Da Paolino. Un décor exceptionnel puisqu'en saison les tonnelles sont couvertes de citrons géants. Les plats s'inspirent des agrumes de l'île et la gastronomie est à la hauteur de cet endroit magique situé entre la mer et Marina Grande, bien caché dans la verdure à l'ombre d'un sentier. Environ 19 euros. Via Palazzo a mare 11, à Capri; 837-61-02; fax 837-56-11.
Voir et faire
La Piazzetta. Charmante petite place au cœur du bourg de Capri. Pour ses terrasses de café et pour bien comprendre le mot farniente.
Eglise San Michele. Merveilleusement perdue dans un jardin fleuri.
Villa Jovis. Les ruines de la demeure impériale de Tibère et une vue fantastique.
Tour de l'île en bateau. Embarquement à Marina Grande. Très sympathique par beau temps. Le tour dure environ 2 heures.
Balades à pied. Nombreux chemins faciles - inaccessibles aux voitures - parmi les villas cachées dans la végétation quasi tropicale.
Mont Solaro. Excursion au sommet de l'île en télésiège ou à pied. Vue extraordinaire.
Lire et voir
Naples et Pompéi (Guides Gallimard); Naples, Pompéi et la côte amalfitaine (guide Voir, Hachette); toute l'oeuvre de Félicien Marceau, dont Capri petite île (Le Rocher); A. Moravia, Le Mépris(Livre de Poche); C. Malaparte, La Peau et Kaputt (Folio); Le Mépris de Jean-Luc Godard, avec Brigitte Bardot, Michel Piccoli et la villa Malaparte.

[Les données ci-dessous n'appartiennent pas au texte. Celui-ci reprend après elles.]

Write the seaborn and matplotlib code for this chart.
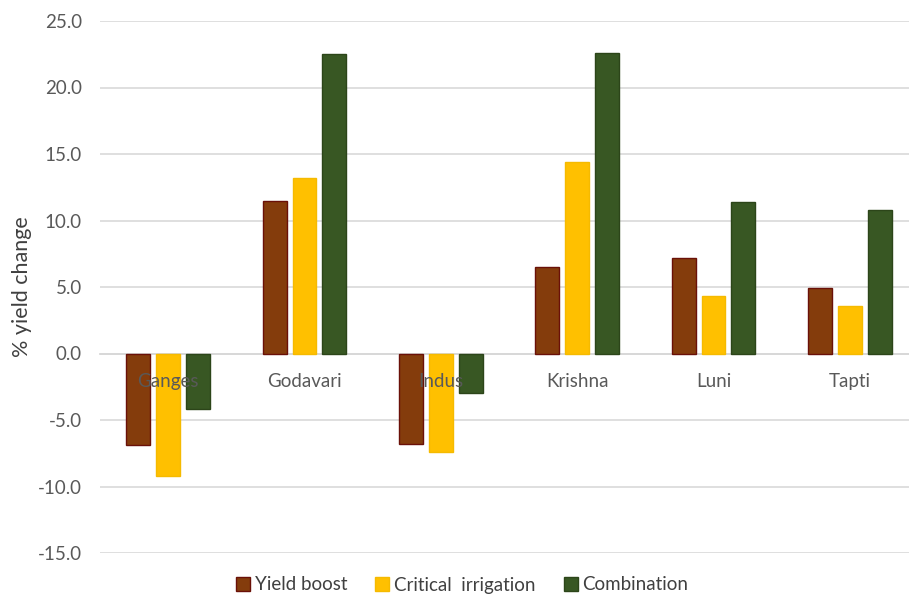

Les fabuleuses couleurs de la mer, du ciel et de la roche ont apporté à Capri une nouvelle touche mythique que le célèbre film Le Mépris (1963) mit parfaitement en exergue. Jean-Luc Godard ne s'y trompa pas en choisissant pour décor la demeure de l'écrivain controversé Curzio Malaparte. Isolée sur un promontoire rocheux surplombant la mer, balayée par les embruns, couleur grenat sur fond azur, l'originale villa semble toujours attendre le retour de la Brigitte Bardot du Mépris, allongée, nue, sur le toit- terrasse, timidement protégée par un muret arqué blanc. Appartenant depuis peu à une fondation aux objectifs incertains, ce lieu idyllique reste à jamais attaché à un symbole esthétique parfait et ce film, ancré dans la mémoire des cinéphiles, demeure l'une des oeuvres majeures du 7e art.